I used xCELL to obtain cell type enrichments from my bulk RNA-seq samples but now I do not know how to handle this information for a differential expression analysis. I have been investigating and one option is using CellCODE but then I do not use the information extracted from xCELL. Any other suggestion?
I would take the standard deviation of each xCELL signature score (across samples) and plot a clustered heatmap of the 20-100 signatures with the highest standard deviation. Those signatures with low standard deviation represent cell types that don't vary between your samples and thus are not of interest to you.
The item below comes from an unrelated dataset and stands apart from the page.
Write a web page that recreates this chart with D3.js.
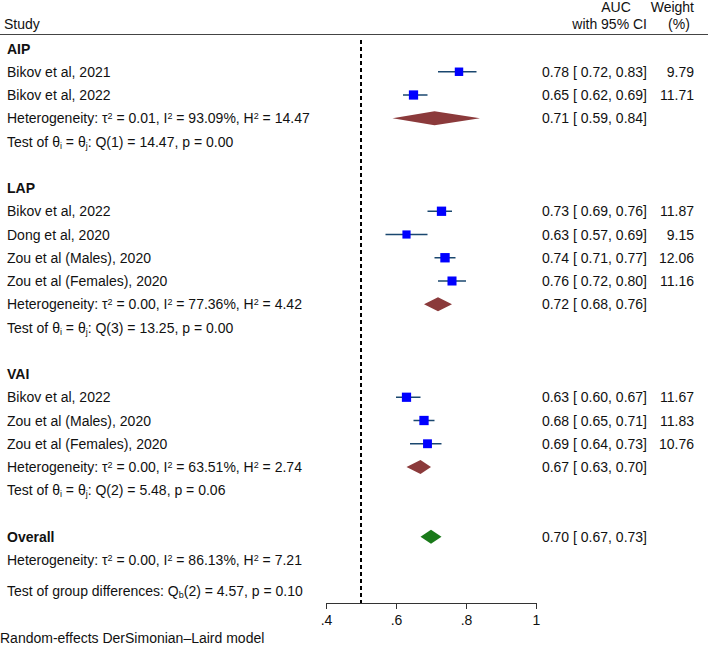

Those with the highest standard deviation vary dramatically across your samples and are of interest.
We did this with ssGSEA enrichment scores of C2 signatures (not xCELL) but it should work similarly for xCELL scores. We used this approach on a metastatic cancer patient whose samples we obtained from different parts of the body (RNA-Seq) and it correctly showed which samples came from which tissue and which samples were enriched in tumor vs. normal cells.
Thanks Samuel, but once I have the most variable cell types across my samples, how do I get to the gene level and find DE genes?
You mention to plot a clustered heatmap with the top most variable signatures (=20-100 genes?) and then what? How do I know a gene is consistently DE within my groups?
Maybe I misunderstood your question. I thought you were look for signature scores (cell type scores) in order to determine the cell type composition of your RNA-Seq samples. What is the scientific question you are trying to address by doing a differential expression analysis of individual genes? Are you trying to see which individual genes are driving the differences in your cell type composition scores?
I don't think one can adjust RNA-Seq data for cell type composition. For example, if you have tumor RNA-Seq data and you would like to subtract out the normal cell types, this is not reliably possible, as far as I know.
Maybe I misunderstood your question. I thought you were look for signature scores (cell type scores) in order to determine the cell type composition of your RNA-Seq samples. What is the scientific question you are trying to address by doing a differential expression analysis of individual genes? Are you trying to see which individual genes are driving the differences in your cell type composition scores?
No, I would like to adjust for different cell type composition (enrichments) in my DE analysis. I have 3 groups to compare: controls, case1, case2.
I don't think one can adjust RNA-Seq data for cell type composition. For example, if you have tumor RNA-Seq data and you would like to subtract out the normal cell types, this is not reliably possible, as far as I know.